» EXERCISE INSTRUCTIONS
Pictures stay out of this copy, which runs from the first line of the material through the line containing "let width = 849, height = 445;".

» DATA EXTRACT
>> start

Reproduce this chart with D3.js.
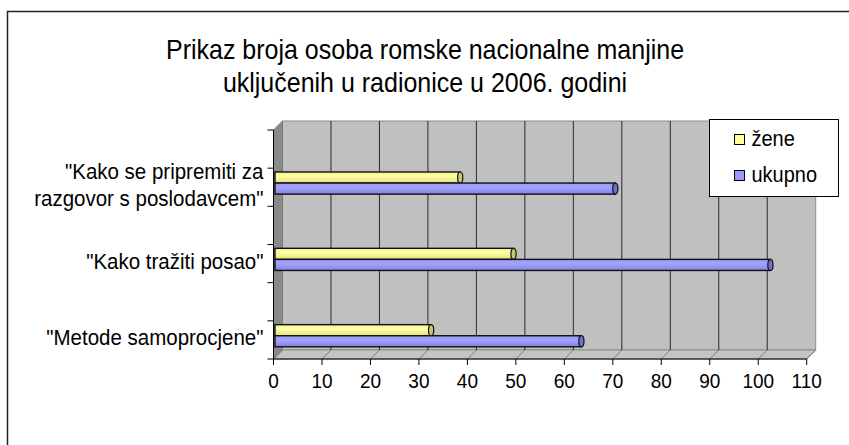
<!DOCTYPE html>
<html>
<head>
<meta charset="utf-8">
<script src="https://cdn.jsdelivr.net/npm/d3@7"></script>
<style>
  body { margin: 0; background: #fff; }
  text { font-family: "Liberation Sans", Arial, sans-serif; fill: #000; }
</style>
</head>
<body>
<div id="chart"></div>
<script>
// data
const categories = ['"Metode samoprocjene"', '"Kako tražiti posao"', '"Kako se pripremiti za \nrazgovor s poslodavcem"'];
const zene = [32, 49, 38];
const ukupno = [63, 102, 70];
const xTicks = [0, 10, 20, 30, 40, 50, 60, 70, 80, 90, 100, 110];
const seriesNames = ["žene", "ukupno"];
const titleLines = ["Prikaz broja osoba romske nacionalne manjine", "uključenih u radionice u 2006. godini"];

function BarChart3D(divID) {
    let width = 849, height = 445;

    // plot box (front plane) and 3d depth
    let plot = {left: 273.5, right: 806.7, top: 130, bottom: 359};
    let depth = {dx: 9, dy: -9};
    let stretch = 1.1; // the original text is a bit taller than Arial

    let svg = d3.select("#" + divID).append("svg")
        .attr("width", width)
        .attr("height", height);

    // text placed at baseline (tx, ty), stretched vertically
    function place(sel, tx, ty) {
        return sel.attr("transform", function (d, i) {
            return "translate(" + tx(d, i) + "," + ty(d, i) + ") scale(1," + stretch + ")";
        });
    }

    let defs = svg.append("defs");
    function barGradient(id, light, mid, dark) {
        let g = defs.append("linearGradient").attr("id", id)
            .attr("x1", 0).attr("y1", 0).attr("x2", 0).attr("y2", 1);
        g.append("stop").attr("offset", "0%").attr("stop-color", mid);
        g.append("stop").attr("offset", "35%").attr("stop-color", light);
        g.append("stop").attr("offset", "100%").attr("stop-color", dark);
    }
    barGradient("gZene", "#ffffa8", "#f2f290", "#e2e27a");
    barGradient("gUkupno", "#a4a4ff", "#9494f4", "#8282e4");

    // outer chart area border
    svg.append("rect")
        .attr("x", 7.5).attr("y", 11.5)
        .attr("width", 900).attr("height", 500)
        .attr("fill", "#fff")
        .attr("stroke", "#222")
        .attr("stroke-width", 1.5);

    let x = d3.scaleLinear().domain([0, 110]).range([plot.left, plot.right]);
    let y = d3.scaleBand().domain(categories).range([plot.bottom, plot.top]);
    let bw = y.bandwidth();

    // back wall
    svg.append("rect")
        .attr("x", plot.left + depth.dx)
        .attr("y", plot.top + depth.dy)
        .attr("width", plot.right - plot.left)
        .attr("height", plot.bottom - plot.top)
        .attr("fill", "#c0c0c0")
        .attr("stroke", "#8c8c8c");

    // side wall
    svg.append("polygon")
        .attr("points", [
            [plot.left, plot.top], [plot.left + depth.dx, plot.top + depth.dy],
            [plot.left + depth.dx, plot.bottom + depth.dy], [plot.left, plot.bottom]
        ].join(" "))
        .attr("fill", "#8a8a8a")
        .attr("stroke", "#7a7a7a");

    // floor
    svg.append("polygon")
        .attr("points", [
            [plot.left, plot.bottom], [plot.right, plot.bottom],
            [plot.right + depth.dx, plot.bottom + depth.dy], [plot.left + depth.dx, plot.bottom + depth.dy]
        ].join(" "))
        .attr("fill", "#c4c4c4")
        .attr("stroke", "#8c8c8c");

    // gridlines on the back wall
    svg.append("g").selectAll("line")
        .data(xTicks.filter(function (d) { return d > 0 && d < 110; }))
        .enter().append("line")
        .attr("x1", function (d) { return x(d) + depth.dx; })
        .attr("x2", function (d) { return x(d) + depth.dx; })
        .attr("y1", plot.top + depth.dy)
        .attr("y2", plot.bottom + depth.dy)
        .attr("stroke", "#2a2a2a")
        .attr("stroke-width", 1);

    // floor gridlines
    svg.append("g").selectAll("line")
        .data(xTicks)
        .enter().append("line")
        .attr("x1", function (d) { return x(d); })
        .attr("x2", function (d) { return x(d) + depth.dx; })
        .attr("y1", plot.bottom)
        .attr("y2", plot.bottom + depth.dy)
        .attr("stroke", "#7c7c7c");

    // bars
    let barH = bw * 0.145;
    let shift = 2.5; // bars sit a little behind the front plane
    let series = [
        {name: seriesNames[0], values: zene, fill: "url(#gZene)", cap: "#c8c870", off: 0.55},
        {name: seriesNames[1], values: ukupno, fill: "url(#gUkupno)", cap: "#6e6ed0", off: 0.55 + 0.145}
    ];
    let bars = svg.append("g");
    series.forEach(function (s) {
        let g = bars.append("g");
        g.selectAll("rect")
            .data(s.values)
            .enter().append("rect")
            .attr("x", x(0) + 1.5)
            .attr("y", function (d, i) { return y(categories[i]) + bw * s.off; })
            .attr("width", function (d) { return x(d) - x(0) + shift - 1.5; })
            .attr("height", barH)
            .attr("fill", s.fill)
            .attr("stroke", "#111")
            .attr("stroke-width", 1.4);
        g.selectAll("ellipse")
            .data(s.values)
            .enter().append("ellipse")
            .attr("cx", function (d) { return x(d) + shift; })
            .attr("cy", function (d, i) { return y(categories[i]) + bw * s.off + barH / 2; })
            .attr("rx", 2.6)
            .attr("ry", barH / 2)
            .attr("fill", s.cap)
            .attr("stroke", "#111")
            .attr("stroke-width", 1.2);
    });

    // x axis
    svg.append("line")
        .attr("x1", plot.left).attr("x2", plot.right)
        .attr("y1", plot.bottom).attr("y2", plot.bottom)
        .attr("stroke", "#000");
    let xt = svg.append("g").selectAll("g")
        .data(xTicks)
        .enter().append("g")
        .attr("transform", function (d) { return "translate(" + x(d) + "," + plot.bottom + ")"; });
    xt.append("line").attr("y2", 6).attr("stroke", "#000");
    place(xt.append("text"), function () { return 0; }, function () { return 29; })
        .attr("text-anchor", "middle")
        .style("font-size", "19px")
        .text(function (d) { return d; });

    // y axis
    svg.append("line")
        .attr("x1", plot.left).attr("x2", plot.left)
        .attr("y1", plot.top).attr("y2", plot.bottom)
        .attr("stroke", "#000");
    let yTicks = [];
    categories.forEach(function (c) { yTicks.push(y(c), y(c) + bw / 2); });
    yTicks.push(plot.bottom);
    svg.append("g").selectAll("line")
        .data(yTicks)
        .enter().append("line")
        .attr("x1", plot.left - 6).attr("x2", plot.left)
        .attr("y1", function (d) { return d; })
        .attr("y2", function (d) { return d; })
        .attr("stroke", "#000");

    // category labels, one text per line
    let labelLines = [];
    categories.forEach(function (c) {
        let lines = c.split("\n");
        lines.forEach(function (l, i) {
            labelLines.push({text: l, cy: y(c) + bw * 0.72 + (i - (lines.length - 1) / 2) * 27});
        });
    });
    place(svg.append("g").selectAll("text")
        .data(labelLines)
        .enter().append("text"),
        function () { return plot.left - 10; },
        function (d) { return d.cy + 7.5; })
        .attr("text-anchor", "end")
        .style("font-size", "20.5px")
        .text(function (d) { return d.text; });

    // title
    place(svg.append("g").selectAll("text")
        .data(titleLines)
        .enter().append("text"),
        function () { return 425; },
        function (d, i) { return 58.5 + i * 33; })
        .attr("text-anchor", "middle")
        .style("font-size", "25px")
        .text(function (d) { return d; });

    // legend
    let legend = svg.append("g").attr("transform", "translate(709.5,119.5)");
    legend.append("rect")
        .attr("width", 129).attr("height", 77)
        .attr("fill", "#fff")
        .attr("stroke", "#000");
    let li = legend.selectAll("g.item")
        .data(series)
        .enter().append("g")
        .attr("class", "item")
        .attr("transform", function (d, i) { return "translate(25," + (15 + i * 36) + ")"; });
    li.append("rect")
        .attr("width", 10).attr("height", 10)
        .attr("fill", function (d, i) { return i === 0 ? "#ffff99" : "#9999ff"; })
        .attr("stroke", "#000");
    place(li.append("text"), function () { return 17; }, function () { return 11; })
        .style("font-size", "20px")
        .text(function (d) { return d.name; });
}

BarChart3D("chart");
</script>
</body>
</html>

>> end

» SOLUTION TO THE EXERCISE
Reproduce this chart with D3.js.
<!DOCTYPE html>
<html>
<head>
<meta charset="utf-8">
<script src="https://cdn.jsdelivr.net/npm/d3@7"></script>
<style>
  body { margin: 0; background: #fff; }
  text { font-family: "Liberation Sans", Arial, sans-serif; fill: #000; }
</style>
</head>
<body>
<div id="chart"></div>
<script>
// data
const categories = ['"Metode samoprocjene"', '"Kako tražiti posao"', '"Kako se pripremiti za \nrazgovor s poslodavcem"'];
const zene = [32, 49, 38];
const ukupno = [63, 102, 70];
const xTicks = [0, 10, 20, 30, 40, 50, 60, 70, 80, 90, 100, 110];
const seriesNames = ["žene", "ukupno"];
const titleLines = ["Prikaz broja osoba romske nacionalne manjine", "uključenih u radionice u 2006. godini"];

function BarChart3D(divID) {
    let width = 849, height = 445;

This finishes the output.